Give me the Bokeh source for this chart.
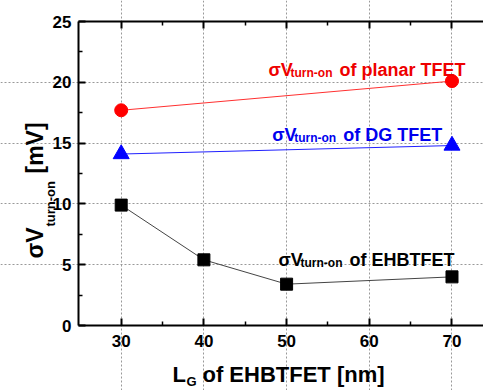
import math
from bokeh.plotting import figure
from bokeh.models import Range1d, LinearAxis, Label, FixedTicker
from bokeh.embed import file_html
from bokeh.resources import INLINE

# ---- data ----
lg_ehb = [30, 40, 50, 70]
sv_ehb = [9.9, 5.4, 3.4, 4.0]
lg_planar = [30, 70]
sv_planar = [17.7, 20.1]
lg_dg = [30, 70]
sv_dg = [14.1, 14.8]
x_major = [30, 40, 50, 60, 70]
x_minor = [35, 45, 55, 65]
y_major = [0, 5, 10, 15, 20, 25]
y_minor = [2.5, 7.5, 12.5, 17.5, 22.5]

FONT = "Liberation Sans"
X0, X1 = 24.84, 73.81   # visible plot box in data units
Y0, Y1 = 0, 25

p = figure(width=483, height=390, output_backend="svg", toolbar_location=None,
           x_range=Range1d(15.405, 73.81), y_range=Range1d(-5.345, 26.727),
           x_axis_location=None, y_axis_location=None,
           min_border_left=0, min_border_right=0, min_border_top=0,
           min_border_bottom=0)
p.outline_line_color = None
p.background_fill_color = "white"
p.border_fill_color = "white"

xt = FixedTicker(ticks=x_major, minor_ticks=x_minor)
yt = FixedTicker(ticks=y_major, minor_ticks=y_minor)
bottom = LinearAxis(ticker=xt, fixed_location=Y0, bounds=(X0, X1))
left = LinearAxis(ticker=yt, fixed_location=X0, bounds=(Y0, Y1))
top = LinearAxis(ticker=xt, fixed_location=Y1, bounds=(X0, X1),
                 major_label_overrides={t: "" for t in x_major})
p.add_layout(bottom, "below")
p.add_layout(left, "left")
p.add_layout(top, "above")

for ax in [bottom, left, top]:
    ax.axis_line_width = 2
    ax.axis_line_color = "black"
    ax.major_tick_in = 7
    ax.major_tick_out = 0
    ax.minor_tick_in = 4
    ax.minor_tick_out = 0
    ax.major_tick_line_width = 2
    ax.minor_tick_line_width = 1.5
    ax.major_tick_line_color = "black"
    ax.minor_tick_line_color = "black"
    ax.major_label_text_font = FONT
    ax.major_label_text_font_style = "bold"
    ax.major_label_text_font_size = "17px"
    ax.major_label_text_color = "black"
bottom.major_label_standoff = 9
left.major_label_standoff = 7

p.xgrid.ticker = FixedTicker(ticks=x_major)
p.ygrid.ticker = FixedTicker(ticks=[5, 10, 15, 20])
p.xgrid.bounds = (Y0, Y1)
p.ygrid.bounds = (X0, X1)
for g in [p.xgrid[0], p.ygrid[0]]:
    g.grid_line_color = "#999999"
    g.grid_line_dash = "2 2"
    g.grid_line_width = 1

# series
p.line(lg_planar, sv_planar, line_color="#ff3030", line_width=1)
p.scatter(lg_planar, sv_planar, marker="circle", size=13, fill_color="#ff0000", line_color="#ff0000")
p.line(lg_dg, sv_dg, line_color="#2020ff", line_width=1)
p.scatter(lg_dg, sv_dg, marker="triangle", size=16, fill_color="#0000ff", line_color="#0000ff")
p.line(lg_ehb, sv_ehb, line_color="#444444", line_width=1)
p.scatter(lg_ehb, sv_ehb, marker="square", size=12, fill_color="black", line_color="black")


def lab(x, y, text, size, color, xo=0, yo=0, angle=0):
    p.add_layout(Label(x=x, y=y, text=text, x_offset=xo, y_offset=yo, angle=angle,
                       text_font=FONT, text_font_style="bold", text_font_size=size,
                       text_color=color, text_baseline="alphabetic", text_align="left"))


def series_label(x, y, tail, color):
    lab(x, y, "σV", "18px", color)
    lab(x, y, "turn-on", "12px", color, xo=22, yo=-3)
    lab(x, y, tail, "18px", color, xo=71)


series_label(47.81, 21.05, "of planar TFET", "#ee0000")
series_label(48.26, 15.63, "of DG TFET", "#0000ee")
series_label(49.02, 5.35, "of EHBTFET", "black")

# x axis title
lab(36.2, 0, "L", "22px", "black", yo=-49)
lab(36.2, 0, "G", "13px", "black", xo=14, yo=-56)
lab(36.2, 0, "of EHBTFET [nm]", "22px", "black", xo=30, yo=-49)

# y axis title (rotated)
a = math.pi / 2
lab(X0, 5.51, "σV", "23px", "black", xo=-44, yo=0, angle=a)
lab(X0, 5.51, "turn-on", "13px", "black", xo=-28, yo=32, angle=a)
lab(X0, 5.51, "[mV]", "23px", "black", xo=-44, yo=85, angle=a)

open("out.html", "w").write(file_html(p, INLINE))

### Task
Reproduce every line exactly and omit all pictures.

### The answer
Give me the Bokeh source for this chart.
import math
from bokeh.plotting import figure
from bokeh.models import Range1d, LinearAxis, Label, FixedTicker
from bokeh.embed import file_html
from bokeh.resources import INLINE

# ---- data ----
lg_ehb = [30, 40, 50, 70]
sv_ehb = [9.9, 5.4, 3.4, 4.0]
lg_planar = [30, 70]
sv_planar = [17.7, 20.1]
lg_dg = [30, 70]
sv_dg = [14.1, 14.8]
x_major = [30, 40, 50, 60, 70]
x_minor = [35, 45, 55, 65]
y_major = [0, 5, 10, 15, 20, 25]
y_minor = [2.5, 7.5, 12.5, 17.5, 22.5]

FONT = "Liberation Sans"
X0, X1 = 24.84, 73.81   # visible plot box in data units
Y0, Y1 = 0, 25

p = figure(width=483, height=390, output_backend="svg", toolbar_location=None,
           x_range=Range1d(15.405, 73.81), y_range=Range1d(-5.345, 26.727),
           x_axis_location=None, y_axis_location=None,
           min_border_left=0, min_border_right=0, min_border_top=0,
           min_border_bottom=0)
p.outline_line_color = None
p.background_fill_color = "white"
p.border_fill_color = "white"

xt = FixedTicker(ticks=x_major, minor_ticks=x_minor)
yt = FixedTicker(ticks=y_major, minor_ticks=y_minor)
bottom = LinearAxis(ticker=xt, fixed_location=Y0, bounds=(X0, X1))
left = LinearAxis(ticker=yt, fixed_location=X0, bounds=(Y0, Y1))
top = LinearAxis(ticker=xt, fixed_location=Y1, bounds=(X0, X1),
                 major_label_overrides={t: "" for t in x_major})
p.add_layout(bottom, "below")
p.add_layout(left, "left")
p.add_layout(top, "above")

for ax in [bottom, left, top]:
    ax.axis_line_width = 2
    ax.axis_line_color = "black"
    ax.major_tick_in = 7
    ax.major_tick_out = 0
    ax.minor_tick_in = 4
    ax.minor_tick_out = 0
    ax.major_tick_line_width = 2
    ax.minor_tick_line_width = 1.5
    ax.major_tick_line_color = "black"
    ax.minor_tick_line_color = "black"
    ax.major_label_text_font = FONT
    ax.major_label_text_font_style = "bold"
    ax.major_label_text_font_size = "17px"
    ax.major_label_text_color = "black"
bottom.major_label_standoff = 9
left.major_label_standoff = 7

p.xgrid.ticker = FixedTicker(ticks=x_major)
p.ygrid.ticker = FixedTicker(ticks=[5, 10, 15, 20])
p.xgrid.bounds = (Y0, Y1)
p.ygrid.bounds = (X0, X1)
for g in [p.xgrid[0], p.ygrid[0]]:
    g.grid_line_color = "#999999"
    g.grid_line_dash = "2 2"
    g.grid_line_width = 1

# series
p.line(lg_planar, sv_planar, line_color="#ff3030", line_width=1)
p.scatter(lg_planar, sv_planar, marker="circle", size=13, fill_color="#ff0000", line_color="#ff0000")
p.line(lg_dg, sv_dg, line_color="#2020ff", line_width=1)
p.scatter(lg_dg, sv_dg, marker="triangle", size=16, fill_color="#0000ff", line_color="#0000ff")
p.line(lg_ehb, sv_ehb, line_color="#444444", line_width=1)
p.scatter(lg_ehb, sv_ehb, marker="square", size=12, fill_color="black", line_color="black")


def lab(x, y, text, size, color, xo=0, yo=0, angle=0):
    p.add_layout(Label(x=x, y=y, text=text, x_offset=xo, y_offset=yo, angle=angle,
                       text_font=FONT, text_font_style="bold", text_font_size=size,
                       text_color=color, text_baseline="alphabetic", text_align="left"))


def series_label(x, y, tail, color):
    lab(x, y, "σV", "18px", color)
    lab(x, y, "turn-on", "12px", color, xo=22, yo=-3)
    lab(x, y, tail, "18px", color, xo=71)


series_label(47.81, 21.05, "of planar TFET", "#ee0000")
series_label(48.26, 15.63, "of DG TFET", "#0000ee")
series_label(49.02, 5.35, "of EHBTFET", "black")

# x axis title
lab(36.2, 0, "L", "22px", "black", yo=-49)
lab(36.2, 0, "G", "13px", "black", xo=14, yo=-56)
lab(36.2, 0, "of EHBTFET [nm]", "22px", "black", xo=30, yo=-49)

# y axis title (rotated)
a = math.pi / 2
lab(X0, 5.51, "σV", "23px", "black", xo=-44, yo=0, angle=a)
lab(X0, 5.51, "turn-on", "13px", "black", xo=-28, yo=32, angle=a)
lab(X0, 5.51, "[mV]", "23px", "black", xo=-44, yo=85, angle=a)

open("out.html", "w").write(file_html(p, INLINE))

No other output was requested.